CV: Los que he hecho por el desierto han sido los más instructivos y enriquecedores. Allí no hay estatus social, raza ni ningún otro condicionante. Recuerdo cuando fui al Erg Chebbi. Antes de salir solo a buscar la aventura, conviví unos días con una tribu bereber para saber cómo se adaptan ellos a su entorno. Uno de los miembros del clan me dijo: “si sales ahí fuera sin agua, en cuatro horas estarás muerto”. Pensé que exageraba, pero de ahí también estuve a punto de no regresar. Menos mal que pude hacer un pozo y encontrar algo de agua, y que se me ocurrió enterrarme en la arena para huir del sol, que caía a plomo…

CN: ¿Qué sientes en esa situación, cuando piensas que todo ha terminado? ¿Qué se te pasa por la cabeza?
CV: Me invade un sentimiento de paz.
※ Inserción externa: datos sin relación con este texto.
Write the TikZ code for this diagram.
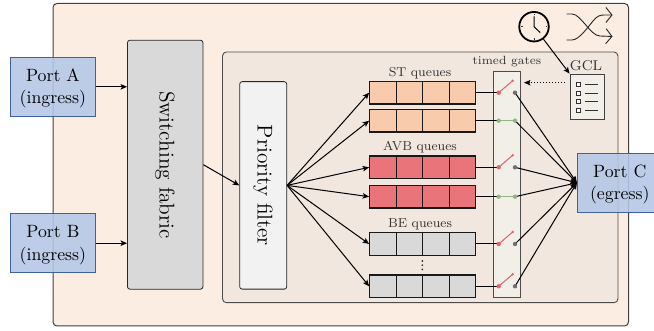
\documentclass[tikz,border=0pt]{standalone}
\usetikzlibrary{arrows.meta}
\pgfdeclarelayer{top}
\pgfsetlayers{main,top}
\definecolor{outerfill}{HTML}{FBEDE2}
\definecolor{innerfill}{HTML}{F1E7DE}
\definecolor{portfill}{HTML}{B4C7E7}
\definecolor{portline}{HTML}{3F619F}
\definecolor{greyfill}{HTML}{D9D9D9}
\definecolor{prio}{HTML}{F2F2F2}
\definecolor{orangeq}{HTML}{F8CBAD}
\definecolor{redq}{HTML}{E9747A}
\definecolor{gatefill}{HTML}{F2EEE8}
\definecolor{swred}{HTML}{E0646A}
\definecolor{swgreen}{HTML}{93B583}
\definecolor{dotgrey}{HTML}{707070}
\tikzset{
  x=1pt,y=-1pt,
  arr/.style={draw=black,line width=1pt,-{Stealth[length=6.5pt,width=5.5pt,inset=1.5pt]}},
  wire/.style={draw=black,line width=1pt},
  portbox/.style={draw=portline,line width=0.8pt,fill=portfill,fill opacity=0.88,text opacity=1,minimum width=85pt,minimum height=59pt,inner sep=0pt,align=center},
  block/.style={draw=black!85,line width=0.8pt,rounded corners=2.5pt,inner sep=0pt},
  cell/.style={draw=black!90,line width=1.2pt,minimum width=26.5pt,minimum height=22.7pt,inner sep=0pt},
  qlabel/.style={text=black!80,inner sep=0pt},
  contact/.style={circle,inner sep=0pt,minimum size=4.4pt},
  armtip/.style={circle,inner sep=0pt,minimum size=2.8pt,fill=swred},
  switchopen/.style={draw=swred,line width=1pt},
  switchclosed/.style={draw=swgreen,line width=1pt},
  check/.style={draw=black!80,line width=0.8pt,fill=white,minimum size=4pt,inner sep=0pt},
  gclline/.style={draw=black!80,line width=0.7pt},
  icon/.style={draw=black!85,line width=0.9pt},
  vdot/.style={circle,fill=black!85,inner sep=0pt,minimum size=1.9pt}
}
\newcommand{\porttext}[2]{\scalebox{1.78}{\begin{tabular}{@{}c@{}}\rule{0pt}{10.1pt}#1\\[0.7pt]#2\end{tabular}}}
\newcommand{\bigtext}[1]{\scalebox{1.78}{\large #1}}
\newcommand{\smalltext}[1]{\scalebox{1.62}{\footnotesize #1}}
\newcommand{\tinytext}[1]{\scalebox{1.7}{\scriptsize #1}}
\newcommand{\myqueue}[3]{% name, y centre, colour
  \node[cell,fill=#3] (#1a) at (383,#2) {};
  \node[cell,fill=#3] (#1b) at (409.5,#2) {};
  \node[cell,fill=#3] (#1c) at (436,#2) {};
  \node[cell,fill=#3] (#1d) at (462.5,#2) {};
}
\begin{document}
\begin{tikzpicture}
\useasboundingbox (0,0) rectangle (654,331);
\clip (0,0) rectangle (654,331);
\fill[white] (0,0) rectangle (654,331);
\draw[fill=outerfill,draw=black!75,line width=1pt,rounded corners=4pt] (53,3.5) rectangle (628.5,326);
\draw[fill=innerfill,draw=black!70,line width=0.9pt,rounded corners=4pt] (222.5,52) rectangle (618,302.7);

\node[block,fill=greyfill,minimum width=75.5pt,minimum height=249pt] (fabric) at (165.2,164.7) {};
\node[rotate=-90,inner sep=0pt] (fabrictext) at (165,165) {\bigtext{Switching fabric}};
\node[block,fill=prio,minimum width=47pt,minimum height=207.5pt] (filter) at (263.2,185.4) {};
\node[rotate=-90,inner sep=0pt] (filtertext) at (263,185.5) {\bigtext{Priority filter}};

\node[draw=black!70,line width=0.9pt,fill=gatefill,minimum width=26.6pt,minimum height=225.3pt,inner sep=0pt] (gates) at (507,184.6) {};
\node[qlabel] (gateslabel) at (507,62) {\tinytext{timed gates}};

\myqueue{qa}{92.7}{orangeq}
\myqueue{qb}{120.7}{orangeq}
\myqueue{qc}{167.3}{redq}
\myqueue{qd}{196.7}{redq}
\myqueue{qe}{244}{greyfill}
\myqueue{qf}{286.3}{greyfill}
\node[qlabel] (stlabel) at (420,72.7) {\smalltext{ST queues}};
\node[qlabel] (avblabel) at (420,146.7) {\smalltext{AVB queues}};
\node[qlabel] (belabel) at (420,224) {\smalltext{BE queues}};
\node[vdot] (vdotA) at (422.3,261) {};
\node[vdot] (vdotB) at (422.3,265.2) {};
\node[vdot] (vdotC) at (422.3,269.4) {};

% switches
\begin{pgfonlayer}{top}
\foreach \n/\y in {a/92.7,c/167.3,e/244,f/286.3}{
  \node[contact,fill=swred] (l\n) at (498.7,\y) {};
  \node[contact,fill=dotgrey] (r\n) at (515,\y) {};
  \node[armtip] (t\n) at (512.7,\y-12) {};
  \draw[switchopen] (l\n.center) -- (t\n.center);
}
\foreach \n/\y in {b/120.7,d/196.7}{
  \node[contact,fill=swgreen] (l\n) at (498.7,\y) {};
  \node[contact,fill=swgreen] (r\n) at (515,\y) {};
  \draw[switchclosed] (l\n) -- (r\n);
}
\end{pgfonlayer}

\node[portbox] (portA) at (52.9,86.8) {\porttext{Port A}{(ingress)}};
\node[portbox] (portB) at (52.9,243.2) {\porttext{Port B}{(ingress)}};
\node[portbox] (portC) at (619.8,182.8) {\porttext{Port C}{(egress)}};

\draw[arr] (portA.east) -- (fabric.west |- portA.east);
\draw[arr] (portB.east) -- (fabric.west |- portB.east);
\draw[arr] (fabric.east) -- (filter.west);
\foreach \n in {a,b,c,d,e,f}{
  \draw[arr] (filter.east) -- (q\n a.west);
  \draw[wire] (q\n d.east) -- (l\n.center);
  \draw[arr] (r\n.center) -- (portC.west);
}

% GCL
\node[draw=black!75,line width=0.8pt,fill=gatefill,minimum width=34pt,minimum height=45.3pt,inner sep=0pt] (gcl) at (587,96.7) {};
\node[qlabel] (gcllabel) at (586,66) {\scalebox{1.78}{\footnotesize GCL}};
\foreach \n/\y in {1/84,2/93,3/101.3,4/110.3}{
  \node[check] (chk\n) at (578,\y) {};
  \coordinate (linestart\n) at (585,\y);
  \coordinate (lineend\n) at (598,\y);
  \draw[gclline] (linestart\n) -- (lineend\n);
}
\coordinate (dottedstart) at (565,82.7);
\coordinate (dottedend) at (524,82.7);
\draw[draw=black,line width=1pt,dotted,-{Stealth[length=6.5pt,width=5.5pt,inset=1.5pt]}] (dottedstart) -- (dottedend);

% clock
\node[circle,draw=black,line width=1.8pt,fill=outerfill,minimum size=29.5pt,inner sep=0pt] (clock) at (534,26.7) {};
\foreach \a in {0,90,180,270}{
  \draw[black!80,line width=0.6pt] (clock.center) ++(\a:11.5) -- ++(\a:1.6);
}
\draw[black,line width=1pt,line cap=round,line join=round] (534,16.7) -- (534,26.7) -- (540,32.4);
\draw[arr] (clock) -- (gcl.north west);

% shuffle icon
\coordinate (sa) at (566.7,14);
\coordinate (sb) at (566.7,40);
\coordinate (sc) at (612.5,15);
\coordinate (sd) at (612.5,36.5);
\draw[icon,-{Straight Barb[length=6pt,width=15pt]}] (sa) -- (572,14) .. controls (577,14) and (581,20) .. (585,24) .. controls (590,30) and (595,36) .. (600,36) -- (sd);
\draw[icon,-{Straight Barb[length=6pt,width=15pt]}] (sb) -- (572,40) .. controls (579,40) and (588,27) .. (593,21) .. controls (597,16) and (600,15) .. (604,15) -- (sc);
\end{tikzpicture}
\end{document}
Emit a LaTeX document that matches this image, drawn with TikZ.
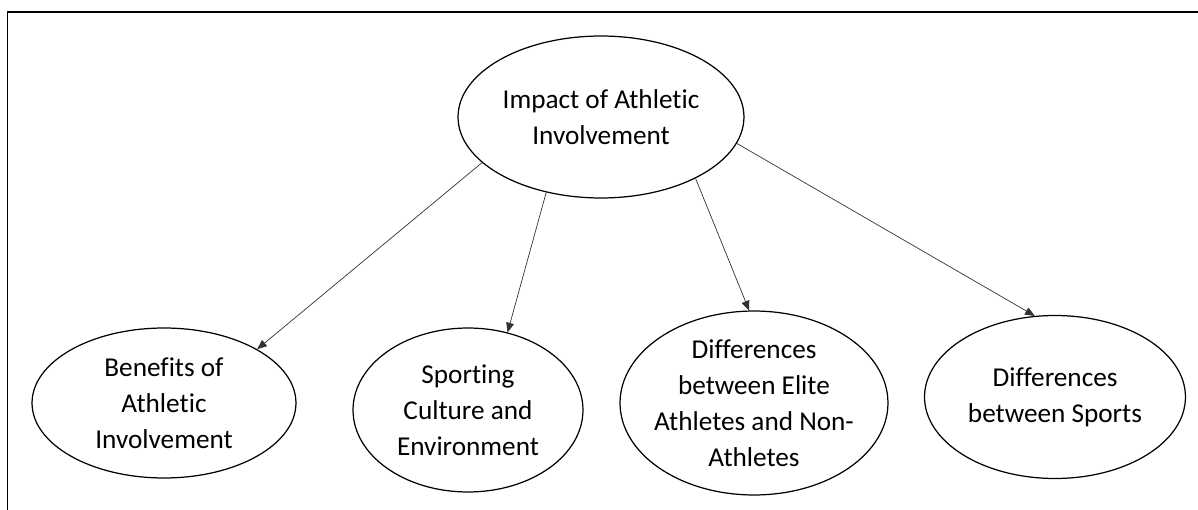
\documentclass[tikz,border=0pt]{standalone}
\usepackage{fontspec}
\setmainfont[Ligatures=NoCommon]{Carlito}
\usetikzlibrary{arrows.meta,shapes.geometric}
\tikzset{
  topic/.style={ellipse,draw,line width=0.7pt,inner sep=0,align=center,
                font=\fontsize{15.5}{20.5}\selectfont},
  link/.style={-{Triangle[length=5.5pt,width=4.5pt]},line width=0.4pt,draw=black!80},
  frameline/.style={line width=0.9pt},
}

\begin{document}
\begin{tikzpicture}[x=0.02cm,y=-0.02cm]
  \useasboundingbox (0,0) rectangle (1198,510);
  % page edge
  \draw[frameline] (1198,12) -- (7.5,12) -- (7.5,510);
  % root topic
  \node[topic,minimum width=5.72cm,minimum height=3.24cm] (impact) at (601,117) {Impact of Athletic\\Involvement};
  % the four themes below it
  \node[topic,minimum width=5.28cm,minimum height=3cm] (benefits) at (164,403) {Benefits of\\Athletic\\Involvement};
  \node[topic,minimum width=4.6cm,minimum height=3.28cm] (sporting) at (468,410) {Sporting\\Culture and\\Environment};
  \node[topic,inner sep=-0.22cm,minimum width=5.36cm,minimum height=3.68cm] (elite) at (754,403) {Differences\\between Elite\\Athletes and Non-\\Athletes};
  \node[topic,minimum width=5.22cm,minimum height=3.26cm] (sports) at (1055,397) {Differences\\between Sports};
  \foreach \n/\s/\e in {benefits/201/30,sporting/234/63,elite/327/93,sports/349/104}
    \draw[link] (impact.\s) -- (\n.\e);
\end{tikzpicture}
\end{document}
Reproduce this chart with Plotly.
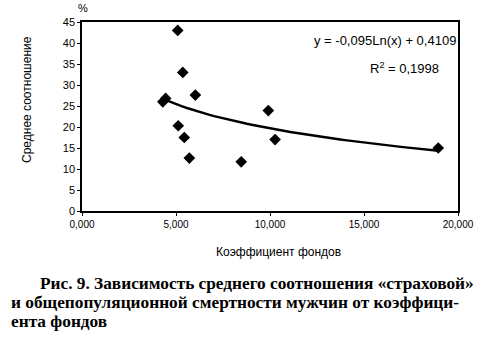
import numpy as np
import plotly.graph_objects as go

# data
x_vals = [4.30, 4.45, 5.09, 5.36, 6.03, 5.12, 5.44, 5.71, 8.47, 9.91, 10.27, 18.95]
y_vals = [26.0, 26.8, 43.0, 33.0, 27.6, 20.3, 17.5, 12.6, 11.7, 23.9, 17.0, 15.0]
# logarithmic trend line as drawn in the picture (y = a*ln(x) + b, in %)
trend_a = -8.32
trend_b = 38.83
x_ticks = [0, 5, 10, 15, 20]
x_ticktext = ["0,000", "5,000", "10,000", "15,000", "20,000"]
y_ticks = [0, 5, 10, 15, 20, 25, 30, 35, 40, 45]
eq_text = "y = -0,095Ln(x) + 0,4109"
r2_text = "R<sup>2</sup> = 0,1998"
caption = ["Рис. 9. Зависимость среднего соотношения «страховой»",
           "и общепопуляционной смертности мужчин от коэффици-",
           "ента фондов"]

xt = np.linspace(min(x_vals), max(x_vals), 60)
yt = trend_a * np.log(xt) + trend_b

fig = go.Figure()
fig.add_trace(go.Scatter(x=xt, y=yt, mode="lines",
                         line=dict(color="black", width=2.4), hoverinfo="skip"))
fig.add_trace(go.Scatter(x=x_vals, y=y_vals, mode="markers",
                         marker=dict(symbol="diamond", size=9, color="black")))

L, R, T, B = 82, 21, 22, 135
W, H = 479, 346
axfont = dict(family="Liberation Sans, Arial", size=10, color="black")
fig.update_layout(
    width=W, height=H,
    margin=dict(l=L, r=R, t=T, b=B),
    paper_bgcolor="white", plot_bgcolor="white",
    showlegend=False,
    xaxis=dict(range=[0, 20], tickvals=x_ticks, ticktext=x_ticktext, automargin=False,
               showgrid=False, zeroline=False, showline=True, linecolor="black",
               linewidth=1.5, mirror=True, ticks="outside", ticklen=3,
               tickcolor="black", tickfont=axfont),
    yaxis=dict(range=[0, 45], tickvals=y_ticks, showgrid=False, zeroline=False, automargin=False,
               showline=True, linecolor="black", linewidth=1.5, mirror=True,
               ticks="outside", ticklen=3, tickcolor="black",
               tickfont=dict(family="Liberation Sans, Arial", size=11, color="black")),
)

def px(x, y):
    return (x - L) / (W - L - R), 1 - (y - T) / (H - T - B)

annots = [
    dict(x=385, y=40, text=eq_text, font=dict(family="Liberation Sans, Arial", size=13)),
    dict(x=404, y=68, text=r2_text, font=dict(family="Liberation Sans, Arial", size=13)),
    dict(x=83, y=8, text="%", font=dict(family="Liberation Sans, Arial", size=11)),
    dict(x=278, y=252, text="Коэффициент фондов", font=dict(family="Liberation Sans, Arial", size=12)),
    dict(x=27, y=100, text="Среднее соотношение", textangle=-90,
         font=dict(family="Liberation Sans, Arial", size=12)),
]
for a in annots:
    ax_, ay_ = px(a["x"], a["y"])
    fig.add_annotation(xref="paper", yref="paper", x=ax_, y=ay_,
                       text=a["text"], showarrow=False, xanchor="center", yanchor="middle",
                       textangle=a.get("textangle", 0),
                       font=dict(color="black", **a["font"]))

cap_pos = [(38, 283), (9, 302), (9, 321)]
for (cx, cy), line in zip(cap_pos, caption):
    ax_, ay_ = px(cx, cy)
    fig.add_annotation(xref="paper", yref="paper", x=ax_, y=ay_,
                       text="<b>" + line + "</b>", showarrow=False,
                       xanchor="left", yanchor="middle",
                       font=dict(family="Liberation Serif, Times New Roman", size=17.3, color="black"))

fig.write_html("out.html")
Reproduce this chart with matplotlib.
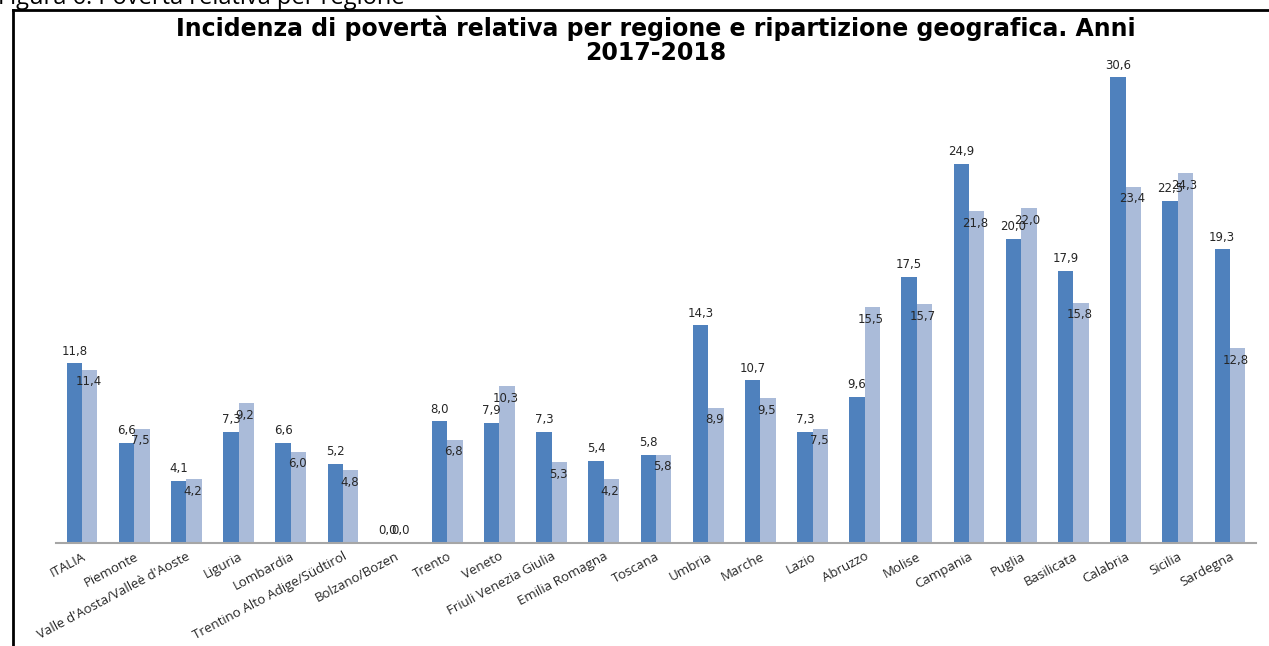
import matplotlib.pyplot as plt
from matplotlib.lines import Line2D
import numpy as np

regioni = ["ITALIA", "Piemonte", "Valle d'Aosta/Valleè d'Aoste", "Liguria",
           "Lombardia", "Trentino Alto Adige/Südtirol", "Bolzano/Bozen",
           "Trento", "Veneto", "Friuli Venezia Giulia", "Emilia Romagna",
           "Toscana", "Umbria", "Marche", "Lazio", "Abruzzo", "Molise",
           "Campania", "Puglia", "Basilicata", "Calabria", "Sicilia",
           "Sardegna"]
anno_2017 = [11.8, 6.6, 4.1, 7.3, 6.6, 5.2, 0.0, 8.0, 7.9, 7.3, 5.4, 5.8,
             14.3, 10.7, 7.3, 9.6, 17.5, 24.9, 20.0, 17.9, 30.6, 22.5, 19.3]
anno_2018 = [11.4, 7.5, 4.2, 9.2, 6.0, 4.8, 0.0, 6.8, 10.3, 5.3, 4.2, 5.8,
             8.9, 9.5, 7.5, 15.5, 15.7, 21.8, 22.0, 15.8, 23.4, 24.3, 12.8]

BLU = '#4F81BD'
AZZURRO = '#AABBD9'
W, H = 1269, 646


def fmt(v):
    return f"{v:.1f}".replace('.', ',')


fig = plt.figure(figsize=(W / 100, H / 100), dpi=100)
ax = fig.add_axes([56 / W, 103 / H, 1200 / W, 487 / H])

x = np.arange(len(regioni))
bw = 0.295
ax.bar(x - bw / 2, anno_2017, bw, color=BLU, edgecolor='none')
ax.bar(x + bw / 2, anno_2018, bw, color=AZZURRO, edgecolor='none')

ax.set_xlim(-0.5, len(regioni) - 0.5)
ax.set_ylim(0, 32)

for xi, v in zip(x, anno_2017):
    ax.annotate(fmt(v), (xi - bw / 2, v), xytext=(0, 4), textcoords='offset points',
                ha='center', va='bottom', fontsize=8.5, color='#262626')
for xi, v in zip(x, anno_2018):
    # labels inside the top of the bar, above it when the bar is empty
    if v > 0:
        ax.annotate(fmt(v), (xi + bw / 2, v), xytext=(-1, -4), textcoords='offset points',
                    ha='center', va='top', fontsize=8.5, color='#262626')
    else:
        ax.annotate(fmt(v), (xi + bw / 2, v), xytext=(-2, 4), textcoords='offset points',
                    ha='center', va='bottom', fontsize=8.5, color='#262626')

for s in ['top', 'right', 'left']:
    ax.spines[s].set_visible(False)
ax.spines['bottom'].set_color('#A6A6A6')
ax.spines['bottom'].set_linewidth(1.5)
ax.set_yticks([])
ax.set_xticks(x)
ax.set_xticklabels(regioni, rotation=28, ha='right', va='top',
                   rotation_mode='anchor', fontsize=9.5, family='Open Sans',
                   color='#262626')
ax.tick_params(axis='x', length=0, pad=5)

fig.text(656 / W, 1 - 28 / H,
         "Incidenza di povertà relativa per regione e ripartizione geografica. Anni",
         ha='center', va='center', fontsize=17, fontweight='bold')
fig.text(656 / W, 1 - 53 / H, "2017-2018",
         ha='center', va='center', fontsize=17, fontweight='bold')

fig.text(-2 / W, 1 - 4 / H, "Figura 6: Povertà relativa per regione",
         ha='left', va='baseline', fontsize=17, family='Open Sans')

# box around the chart
fig.add_artist(Line2D([13 / W, 13 / W], [0, 1 - 10 / H], color='black', lw=2))
fig.add_artist(Line2D([13 / W, 1], [1 - 10 / H, 1 - 10 / H], color='black', lw=2))

fig.savefig('out.png', dpi=100)
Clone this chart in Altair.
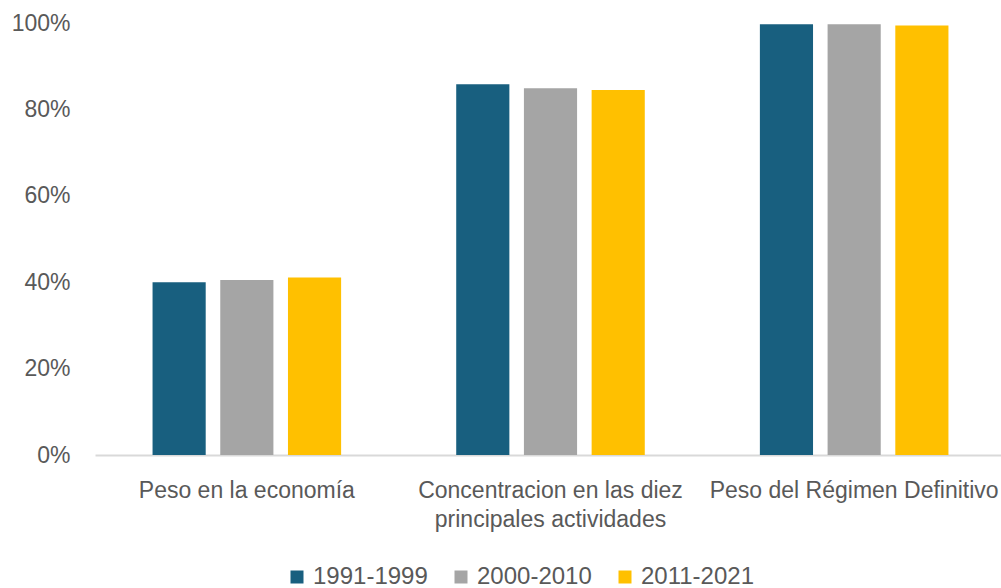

Mi concepto de la muerte es diferente al de la mayoría. La gente vive en una falsa inmortalidad, pensando que si no mueres de viejo a los 80 años no has vivido suficiente. Todos los días duermes, comes y bebes para alargar lo inevitable, la muerte. Pero cuando llega el momento, nadie se escapa. Por eso, porque yo tengo un sentimiento de supervivencia tan extremo, entiendo que cuando la muerte llega, es porque tiene que llegar. Y por eso siento paz, nada más.
CN: ¿Todo esto te ha servido para enfrentarte a la vida diaria, la de la ciudad, de otro modo?
CV: ¡De una forma que no imaginas! El aprecio que yo le tengo a una ducha caliente, a tumbarme en una cama, a sentarme en una silla... es incalculable. Como siempre digo, cada vez que sobrevivo a una situación extrema estoy en una extra-ball, como en el pinball. Antes, mi vida se reducía a trabajar pero, cuando me arruiné hace seis años, comprendí que tenía que buscar algo más que el ideal de tener hijos, casarme, tener un buen coche y dinero.

CN: ¿Fue la quiebra de tu empresa ese punto de inflexión definitivo?
CN: Absolutamente. A raíz de perder mi negocio, decidí que tenía que parar un poco. Me fui a la montaña un fin de semana y comencé a recordar todas las enseñanzas de mi abuelo. Y comprendí que mi vida tenía que cambiar y debía aprender que, para vivir, no hace falta tanto como normalmente pensamos.
CV: Ahora enseñas todas estas capacidades en una escuela. ¿Qué les inculcas a tus alumnos?
CN: Yo les enseño a controlar su mente, a buscar soluciones, a ser un superviviente, un MacGyver de la vida. Tengo dos líneas de trabajo: a la primera acuden militares, bomberos y policías de todo el mundo, amantes de los desafíos extremos, y la otra está pensada para directivos y grupos de alto rendimiento, a los que enseño a controlarse en situaciones límite para que luego apliquen esas estrategias en sus trabajos. Porque lo que aprendes al límite no lo olvidas en tu vida.

CN: ¿Cuál es tu próximo reto?
CV: Si todo va bien, en enero me voy a Siberia a hacer un experimento. He organizado mi propia huida por un terreno plagado de lobos y osos, a 50 grados bajo cero. Serán cuatro días de marcha yo solo, únicamente con un GPS para que puedan seguir mis pasos, un cuchillo y una cantimplora, con el objetivo de alcanzar la primera población habitada y con tres tíos persiguiéndome para darme captura. Va a ser brutal.